Researchers target how cancer cells avoid treatment.

Among the main problems in the treatment of multiple myeloma is the rate of relapse in most patients treated with current therapies.

A study presented by the Yale Cancer Center on December 6, 2015 at the 57th annual meeting of the American Hematologic Society in Orlando, Florida, may have uncovered the root of this ongoing problem.

Following diagnosis, patients are treated with drugs from the immune modulating class, including Revlimid or Pomalyst, which initially show efficacy in treating the disease.
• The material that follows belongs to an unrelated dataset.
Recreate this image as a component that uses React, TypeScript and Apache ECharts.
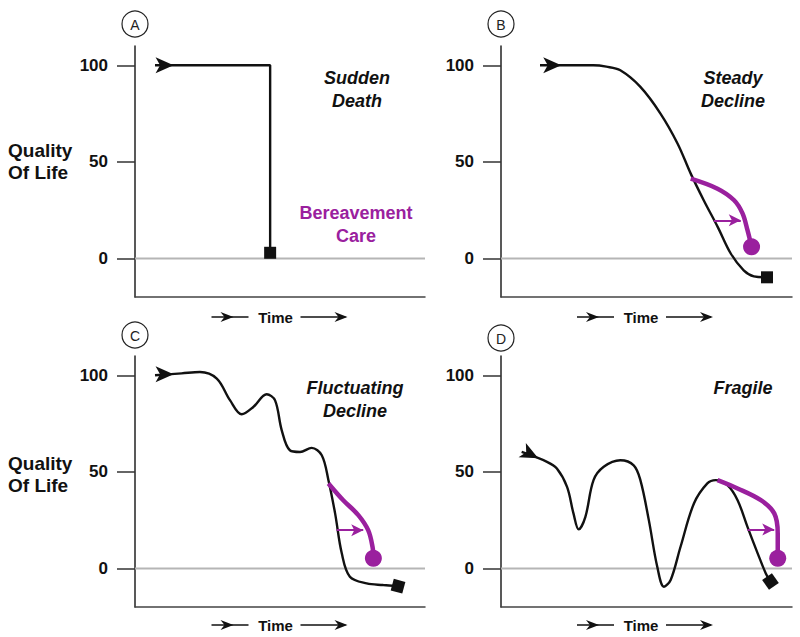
import React, { useEffect, useRef } from 'react';
import * as echarts from 'echarts';

// ---- data ----
const yTicks = [0, 50, 100];
const panelLetters = ['A', 'B', 'C', 'D'];
const panelTitles = [['Sudden', 'Death'], ['Steady', 'Decline'], ['Fluctuating', 'Decline'], ['Fragile']];
const yAxisName = ['Quality', 'Of Life'];
const bereavementLabel = ['Bereavement', 'Care'];
const timeLabel = 'Time';

// black trajectories [time, quality]
const lineA = [[6.9, 100], [46.6, 100], [46.6, 2.9]];
const lineB = [[13.4, 100], [31.7, 100], [36.2, 99.3], [41.0, 97.4], [47.9, 88.8], [54.8, 75], [60.7, 59.4], [65.2, 43.9], [69.7, 30], [74.5, 16.2], [79.0, 2.4], [83.4, -6.2], [86.9, -9.3], [91.4, -9.8]];
const lineC = [[6.9, 100], [16.1, 101], [22.4, 101.7], [28.2, 98.3], [32.8, 87], [36.8, 79.8], [40.8, 83.6], [45.4, 90.2], [48.3, 87], [50.6, 71.5], [53.4, 61.2], [56.9, 60.3], [60.9, 62.4], [64.4, 58.6], [66.7, 45.7], [69.0, 28.5], [71.3, 7.8], [74.1, -4.3], [79.9, -7.8], [85.6, -8.6], [90.7, -9.2]];
const lineD = [[7.1, 60.3], [15.8, 55.2], [19.2, 51.7], [22.7, 42.2], [24.9, 28.5], [26.7, 20.2], [29.0, 26.7], [31.8, 45.7], [35.3, 52.6], [41.0, 56], [45.6, 53.4], [47.9, 45.7], [50.8, 25], [53.7, 0.8], [56.0, -9.5], [58.3, -6], [61.7, 11.2], [66.3, 33.6], [70.9, 44], [73.8, 45.7], [77.8, 43.1], [81.3, 35.3], [84.7, 21.5], [88.2, 7.8], [91.0, -2.6], [92.6, -6.8]];
const blackLines = [lineA, lineB, lineC, lineD];
const blackSmooth = [false, true, true, true];

// purple bereavement trajectories
const careB = [[65.2, 41.3], [74.4, 36.1], [80.1, 30.1], [83.0, 23.3], [84.7, 14.6], [86.1, 6]];
const careC = [[66.7, 44], [71.8, 35.3], [77.0, 27.6], [80.4, 19.8], [81.9, 11.2], [82.2, 5.2]];
const careD = [[74.4, 45.7], [81.3, 41.4], [89.3, 35.3], [93.9, 28.5], [95.1, 18.1], [95.1, 9.5], [95.1, 5.2]];
const careLines = [null, careB, careC, careD];

// small purple arrows [fromTime, toTime, quality]
const careArrows = [null, [73.1, 82.4, 19.7], [69.5, 78.7, 19.8], [84.7, 93.9, 20.2]];

// start arrowheads [time, quality, rotation]
const startArrows = [[13.3, 100, -90], [20.7, 100, -90], [13.3, 100.5, -90], [12.8, 57, -117]];
// end squares [time, quality, rotation]
const endSquares = [[46.6, 2.9, 0], [91.4, -9.8, 0], [90.7, -9.2, -15], [92.6, -6.8, 35]];

const FONT = '"Liberation Sans", Arial, Helvetica, sans-serif';
const PURPLE = '#9a209e';
const BLACK = '#111111';

const grids = [
  { left: 135, top: 46, width: 290, height: 251 },
  { left: 501, top: 46, width: 291, height: 251 },
  { left: 135, top: 356, width: 290, height: 251 },
  { left: 501, top: 356, width: 291, height: 251 },
];

function dart(tx: number, ty: number) {
  return [[tx, ty], [tx - 13, ty - 5], [tx - 9, ty], [tx - 13, ty + 5]];
}

function timeGraphic(cx: number, cy: number) {
  return [
    { type: 'line', shape: { x1: cx - 64, y1: cy, x2: cx - 27, y2: cy }, style: { stroke: BLACK, lineWidth: 1.5 } },
    { type: 'polygon', shape: { points: dart(cx - 42, cy) }, style: { fill: BLACK } },
    { type: 'text', x: cx, y: cy, style: { text: timeLabel, font: `bold 15px ${FONT}`, fill: BLACK, textAlign: 'center', textVerticalAlign: 'middle' } },
    { type: 'line', shape: { x1: cx + 25, y1: cy, x2: cx + 70, y2: cy }, style: { stroke: BLACK, lineWidth: 1.5 } },
    { type: 'polygon', shape: { points: dart(cx + 72, cy) }, style: { fill: BLACK } },
  ];
}

function circleLabel(cx: number, cy: number, letter: string) {
  return [
    { type: 'circle', shape: { cx, cy, r: 13 }, style: { fill: '#fff', stroke: '#222', lineWidth: 1.2 } },
    { type: 'text', x: cx, y: cy + 1, style: { text: letter, font: `14px ${FONT}`, fill: '#222', textAlign: 'center', textVerticalAlign: 'middle' } },
  ];
}

function textLines(cx: number, cy: number, lines: string[], font: string, fill: string, align = 'center', gap = 22.5) {
  return lines.map((t, i) => ({
    type: 'text', x: cx, y: cy + i * gap,
    style: { text: t, font, fill, textAlign: align, textVerticalAlign: 'middle' },
  }));
}

export default function App() {
  const ref = useRef<HTMLDivElement>(null);
  useEffect(() => {
    if (!ref.current) return;
    const chart = echarts.init(ref.current, null, { renderer: 'svg' });

    const xAxis = grids.map((_, i) => ({
      gridIndex: i, type: 'value', min: 0, max: 100,
      axisLine: { show: true, onZero: false, lineStyle: { color: '#444', width: 1.5 } },
      axisTick: { show: false }, axisLabel: { show: false }, splitLine: { show: false },
    }));
    const yAxis = grids.map((_, i) => ({
      gridIndex: i, type: 'value', min: -20, max: 110,
      axisLine: { show: true, onZero: false, lineStyle: { color: '#222', width: 1.5 } },
      axisTick: { show: true, customValues: yTicks, length: 18, lineStyle: { color: '#333', width: 1.5 } },
      axisLabel: { show: true, customValues: yTicks, margin: 27, fontSize: 17, fontWeight: 'bold', color: BLACK, fontFamily: FONT },
      splitLine: { show: false },
    }));

    const series: any[] = [];
    grids.forEach((_, i) => {
      series.push({
        type: 'line', xAxisIndex: i, yAxisIndex: i, data: [[0, 0], [100, 0]],
        symbol: 'none', silent: true, z: 1, lineStyle: { color: '#b5b5b5', width: 2 },
      });
      series.push({
        type: 'line', xAxisIndex: i, yAxisIndex: i, data: blackLines[i],
        symbol: 'none', smooth: blackSmooth[i] ? 0.35 : false, silent: true, z: 3,
        lineStyle: { color: BLACK, width: 2.4 },
      });
      const care = careLines[i];
      const ca = careArrows[i];
      if (care && ca) {
        series.push({
          type: 'line', xAxisIndex: i, yAxisIndex: i, data: care,
          symbol: 'none', smooth: 0.35, silent: true, z: 4,
          lineStyle: { color: PURPLE, width: 4.5 },
          markLine: {
            silent: true, symbol: ['none', 'arrow'], symbolSize: [9, 12],
            lineStyle: { color: PURPLE, width: 2, type: 'solid' }, label: { show: false },
            emphasis: { disabled: true },
            data: [[{ coord: [ca[0], ca[2]] }, { coord: [ca[1], ca[2]] }]],
          },
        });
      }
      const sa = startArrows[i];
      const es = endSquares[i];
      const pts: any[] = [
        { value: [sa[0], sa[1]], symbol: 'arrow', symbolSize: [12, 18], symbolRotate: sa[2], itemStyle: { color: BLACK, opacity: 1 } },
        { value: [es[0], es[1]], symbol: 'rect', symbolSize: 12, symbolRotate: es[2], itemStyle: { color: BLACK, opacity: 1 } },
      ];
      if (care) {
        const last = care[care.length - 1];
        pts.push({ value: [last[0], last[1]], symbol: 'circle', symbolSize: 17, itemStyle: { color: PURPLE, opacity: 1 } });
      }
      series.push({ type: 'scatter', xAxisIndex: i, yAxisIndex: i, data: pts, silent: true, z: 5, itemStyle: { opacity: 1 } });
    });

    const graphics: any[] = [
      ...circleLabel(135, 24, panelLetters[0]),
      ...circleLabel(501, 24, panelLetters[1]),
      ...circleLabel(135, 335, panelLetters[2]),
      ...circleLabel(501, 338, panelLetters[3]),
      ...textLines(8, 150, yAxisName, `bold 19px ${FONT}`, BLACK, 'left'),
      ...textLines(8, 463, yAxisName, `bold 19px ${FONT}`, BLACK, 'left'),
      ...textLines(357, 78, panelTitles[0], `italic bold 18px ${FONT}`, BLACK),
      ...textLines(733, 78, panelTitles[1], `italic bold 18px ${FONT}`, BLACK),
      ...textLines(355, 388, panelTitles[2], `italic bold 18px ${FONT}`, BLACK),
      ...textLines(743, 388, panelTitles[3], `italic bold 18px ${FONT}`, BLACK),
      ...textLines(356, 213, bereavementLabel, `bold 18px ${FONT}`, PURPLE),
      ...timeGraphic(275.5, 317),
      ...timeGraphic(641, 317),
      ...timeGraphic(275.5, 625),
      ...timeGraphic(641, 625),
    ];

    chart.setOption({
      animation: false,
      backgroundColor: '#ffffff',
      grid: grids.map(g => ({ ...g, containLabel: false })),
      xAxis, yAxis, series,
      graphic: { elements: graphics },
    });
    return () => chart.dispose();
  }, []);
  return <div ref={ref} style={{ position: 'absolute', left: 0, top: 0, width: 800, height: 637 }} />;
}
However, these drugs often fail to prevent relapse in most patients due to residual cancer cells that evade treatment.

To determine the mechanism behind this, the researchers examined the remaining myeloma cells, which revealed a previously undiscovered biologic pathway induced by immune modulating drugs.
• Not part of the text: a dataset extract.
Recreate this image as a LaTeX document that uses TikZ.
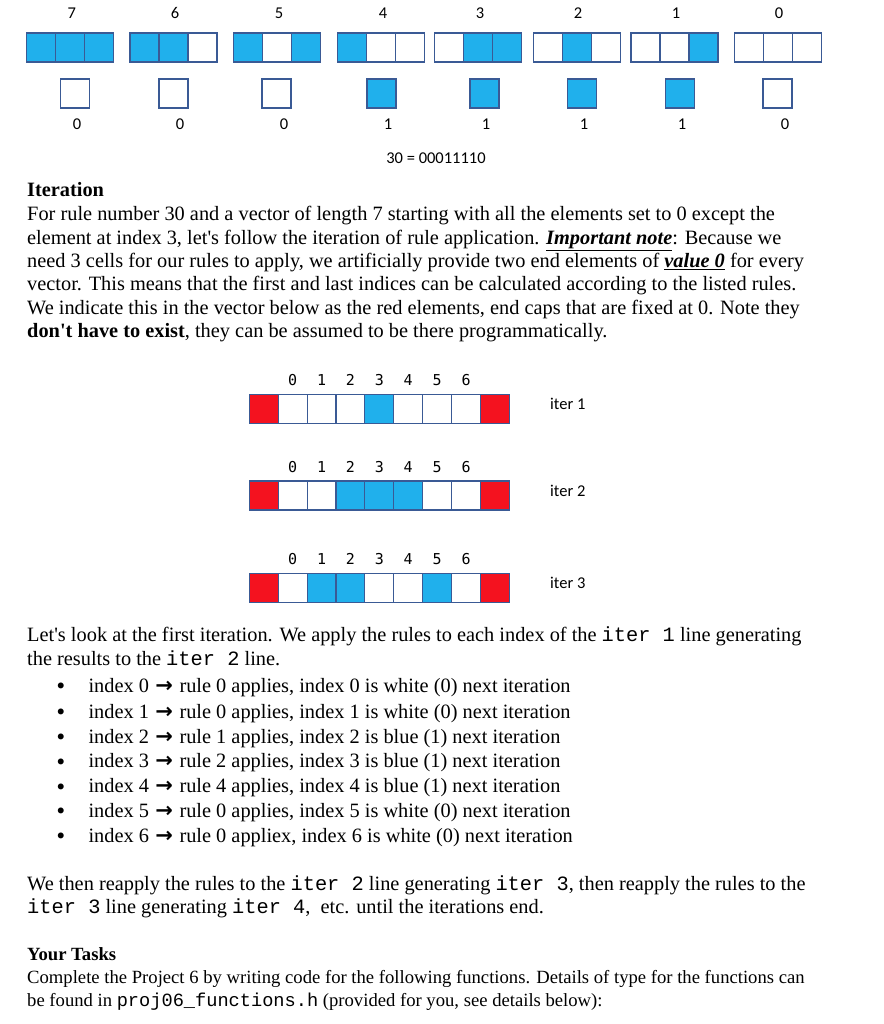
\documentclass[tikz,border=0pt]{standalone}
\usepackage{fontspec}
\newfontfamily\tnr{Liberation Serif}
\newfontfamily\calfont{Carlito}
\newfontfamily\cmono{Liberation Mono}
\newfontfamily\dmono{DejaVu Sans Mono}
\newfontfamily\djv{DejaVu Sans}
\definecolor{cblue}{RGB}{32,176,236}
\definecolor{cred}{RGB}{244,18,31}
\definecolor{cedge}{RGB}{58,90,149}
\colorlet{c0}{white}
\colorlet{c1}{cblue}
\colorlet{c2}{cred}
\newcommand{\rarr}{\makebox[20.35pt]{\djv\bfseries\fontsize{21}{21}\selectfont →}}
\begin{document}
\begin{tikzpicture}[x=1pt,y=-1pt,
  cell/.style={draw=cedge, line width=1.1pt, minimum width=29pt, minimum height=29pt, inner sep=0pt, outer sep=0pt, anchor=north west},
  txt/.style={anchor=base west, inner sep=0pt, font=\tnr\fontsize{20.35}{23.4}\selectfont},
  smalltxt/.style={anchor=base west, inner sep=0pt, font=\tnr\fontsize{18.65}{22.5}\selectfont},
  bullet/.style={anchor=base, inner sep=0pt, font=\djv\fontsize{20.35}{22}\selectfont},
  clab/.style={inner sep=0pt, font=\calfont\fontsize{16.5}{18}\selectfont},
  dlab/.style={inner sep=0pt, font=\dmono\fontsize{15}{16}\selectfont}]
\fill[white] (0,0) rectangle (883,1024);
\useasboundingbox (0,0) rectangle (883,1024);
% ---- rule table ----
\foreach \g/\x/\a/\b/\c/\sx/\r/\lx/\bx in {
 7/26.7/1/1/1/60.7/0/71.7/77,
 6/130/1/1/0/159/0/175/180,
 5/233.3/1/0/1/262/0/279/284,
 4/337.3/1/0/0/367/1/383/388,
 3/434.7/0/1/1/470/1/480/486,
 2/533.3/0/1/0/567.7/1/578/584,
 1/631/0/0/1/665.7/1/676/682,
 0/734.7/0/0/0/763/0/779/785}{
  \node[clab] (h\g) at (\lx,13) {\g};
  \node[cell,fill=c\a] (g\g a) at (\x,33) {};
  \node[cell,fill=c\b] (g\g b) at ({\x+29},33) {};
  \node[cell,fill=c\c] (g\g c) at ({\x+58},33) {};
  \node[cell,fill=c\r] (s\g) at (\sx,79) {};
  \node[clab] (r\g) at (\bx,124) {\r};
}
\node[clab] (rule30) at (436,158) {30 = 00011110};
% ---- paragraph 1 ----
\node[txt] (head1) at (27,196.7) {\bfseries Iteration};
\node[txt] (p1) at (27,220.7) {For rule number 30 and a vector of length 7 starting with all the elements set to 0 except the};
\node[txt] (p2) at (27,244.3) {element at index 3, let's follow the iteration of rule application. \underline{\textbf{\textit{Important note}}}: Because we};
\node[txt] (p3) at (27,267.7) {need 3 cells for our rules to apply, we artificially provide two end elements of \underline{\textbf{\textit{value 0}}} for every};
\node[txt] (p4) at (27,290.7) {vector. This means that the first and last indices can be calculated according to the listed rules.};
\node[txt] (p5) at (27,314.3) {We indicate this in the vector below as the red elements, end caps that are fixed at 0. Note they};
\node[txt] (p6) at (27,337.7) {\textbf{don't have to exist}, they can be assumed to be there programmatically.};
% ---- iteration vectors ----
\foreach \i/\y/\ly/\v in {1/394.3/380/{2,0,0,0,1,0,0,0,2},2/481/466.7/{2,0,0,1,1,1,0,0,2},3/573.3/559.3/{2,0,1,1,0,0,1,0,2}}{
  \foreach \c [count=\n from 0] in \v {
    \node[cell, minimum width=28.9pt, fill=c\c] (v\i-\n) at ({249.3+28.9*\n},\y) {};
  }
  \foreach \n in {0,...,6} {
    \node[dlab] (d\i-\n) at ({249.3+28.9*(\n+1.5)},\ly) {\n};
  }
  \node[clab, anchor=west] (it\i) at (550,{\y+9.5}) {iter \i};
}
% ---- paragraph 2 ----
\node[txt] (q1) at (27,641) {Let's look at the first iteration. We apply the rules to each index of the {\cmono iter 1} line generating};
\node[txt] (q2) at (27,665.7) {the results to the {\cmono iter 2} line.};
\foreach \k/\y/\rr/\ap/\col in {
 0/692.3/0/applies/white (0),
 1/718.3/0/applies/white (0),
 2/743.3/1/applies/blue (1),
 3/767.7/2/applies/blue (1),
 4/792.7/4/applies/blue (1),
 5/817.3/0/applies/white (0),
 6/842.3/0/appliex/white (0)}{
  \node[bullet] (bul\k) at (61,{\y+1.5}) {•};
  \node[txt] (item\k) at (88.3,\y) {index \k\ \rarr\ rule \rr\ \ap, index \k\ is \col\ next iteration};
}
\node[txt] (w1) at (27,890) {We then reapply the rules to the {\cmono iter 2} line generating {\cmono iter 3}, then reapply the rules to the};
\node[txt] (w2) at (27,913.3) {{\cmono iter 3} line generating {\cmono iter 4}, \ etc. until the iterations end.};
% ---- tasks ----
\node[smalltxt] (head2) at (27,960.7) {\bfseries Your Tasks};
\node[smalltxt] (t1) at (27,983.3) {Complete the Project 6 by writing code for the following functions. Details of type for the functions can};
\node[smalltxt] (t2) at (27,1006.7) {be found in {\cmono proj06\_functions.h} (provided for you, see details below):};
\end{tikzpicture}
\end{document}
These drugs ultimately enable the residual cancer cells to survive and proliferate, the study noted.

"In this case, the pathway involved the loss of a protein called MBD3 that allows tumor cells to become more like stem cells and persist," said first author Rakesh Verma, a postdoctoral associate in hematology.

Researchers hope that preserving this protein may help to inhibit cancerous cells from evading therapy.

"Preventing the degradation of MBD3 protein will make it difficult for myeloma cells to escape this class of drugs," said senior author Madhav Dhodapkar, professor of immunobiology and chief of Hematology. "Being able to target the cells that lead to relapse is essential to curing myeloma."